If swap utilization is high and you see significant memory pressure you may have found your reason.

'fbackup' uses shared memory segments (see 'shmmax' in your kernel) to buffer the files it is copying. 'fbackup' can have up to six (6) reader processes running at a time. I assume that you have a default 'fbackup' configuration file in place because you are doing a standard SAM backup.

If you have ever killed (-9) any 'fbackup' session, you probably have left orphaned memory segments lying about, tying up part of your memory. A 'ps -ef|grep fbackup' might expose some old processes lingering. If so, a reboot is the easist penalty to pay.

Regards!

...JRF...
Bill Hassell
Honored Contributor

Re: fbackup kills system

The only definitive way to see what is happening is to use the TC command rather than RS (reset) from the GSP. The TC (Transfer of Control) command will force a crash dump which can then be read and the hang condition can be identified.

I agree with James that this may be a memory starvation issue as fbackup can use hundreds of megs of RAM to store all the filenames and this may be a lot more than is available, causing excessive paging as well as a massive slowdown in the backup speed. Depending on memory fragmentation due to orphaned shared memory segments and other process memory pressure, there may be a lot of virtual memory paging. This paging can indeed cause loss of console or session prompts -- well, eventually they will respond but it may be several minutes.

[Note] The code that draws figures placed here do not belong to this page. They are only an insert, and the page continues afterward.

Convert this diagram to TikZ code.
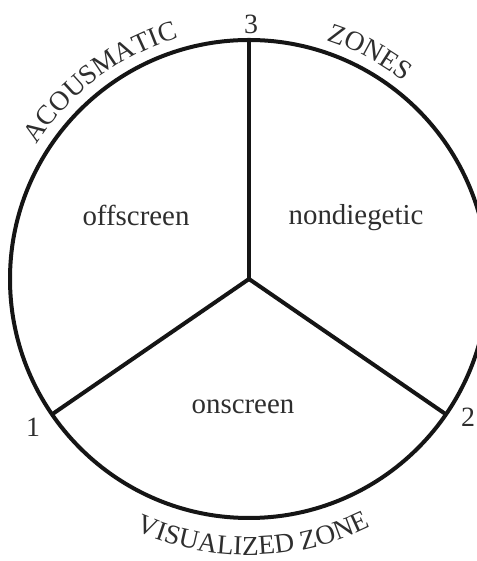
\documentclass[tikz,border=0pt]{standalone}
\usepackage{fontspec}
\setmainfont{Liberation Serif}
\usetikzlibrary{decorations.text}
\definecolor{ink}{HTML}{151515}
\definecolor{txt}{HTML}{2E2E2E}
\newcommand\zonefont{\fontsize{27.5}{27.5}\selectfont}
\begin{document}
\begin{tikzpicture}[x=1bp,y=1bp,
  rim/.style={line width=4bp, draw=ink},
  spoke/.style={line width=4bp, draw=ink},
  region/.style={text=txt, font=\fontsize{29}{29}\selectfont, inner sep=0pt},
  digit/.style={text=txt, font=\fontsize{28}{28}\selectfont, inner sep=0pt},
  arctext/.style={decorate, decoration={text along path, text align=center, text color=txt}}]
\useasboundingbox (0,0) rectangle (477,561);
\coordinate (O) at (249,282);

% outer circle and the three spokes
\draw[rim] (O) circle[radius=239];
\path (O) ++(90:239) coordinate (p3);
\path (O) ++(214.5:239) coordinate (p1);
\path (O) ++(325.5:239) coordinate (p2);
\draw[spoke] (O) -- (p3);
\draw[spoke] (O) -- (p1);
\draw[spoke] (O) -- (p2);

% region names
\node[region] (off) at (136,346) {offscreen};
\node[region] (nond) at (356,343) {nondiegetic};
\node[region] (on) at (243,154) {onscreen};

% endpoint numbers
\node[digit] (d3) at (251,537) {3};
\node[digit] (d1) at (33,134) {1};
\node[digit] (d2) at (468,144) {2};

% curved captions around the rim
\path[arctext, decoration={text={|\zonefont|ACOUSMATIC}}]
  (O) ++(165:251) arc[start angle=165, end angle=89, radius=251];
\path[arctext, decoration={text={|\zonefont|ZONES}}]
  (O) ++(92:251) arc[start angle=92, end angle=32, radius=251];
\path[arctext, decoration={text={|\zonefont|VISUALIZED ZONE}}]
  (O) ++(228:276) arc[start angle=228, end angle=314, radius=276];
\end{tikzpicture}
\end{document}
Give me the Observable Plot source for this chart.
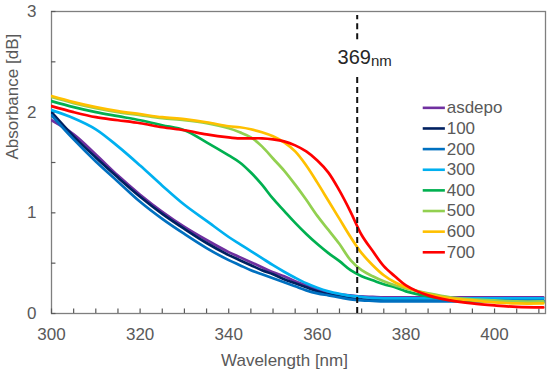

So check ipcs -bmop to see if there are orphaned segments and clear them. Then run fbackup during the day for a few minutes (until the tape starts moving) and check ipcs -bmop to see just how much shared memory is needed for fbackup. Then terminate fbackup (NEVER use kill -9) with a straight kill or kill -15. If root has been using kill -9 a lot, that is a major source of problems. kill -9 is a last resort and you must cleanup all the program's resources by hand (every time).

You might want to bring HWE patches up to June 2006 level too.


Bill Hassell, sysadmin
David Connolly
Regular Advisor

Re: fbackup kills system

Thanks folks - good advice. I've checked memory after the scheduled backup last night and there doesn't seem to be a significant drop. No problems with swap or orphaned memory segements as far as I can see.

I had set (a long time ago) the dbc_max_pct down to 10% to avoid fbackup hogging hundreds of MB of RAM, so that should help there.

I've put HWE Sept 2005 on so I'll let it run for a couple of days while monitoring the above and see how the patches help.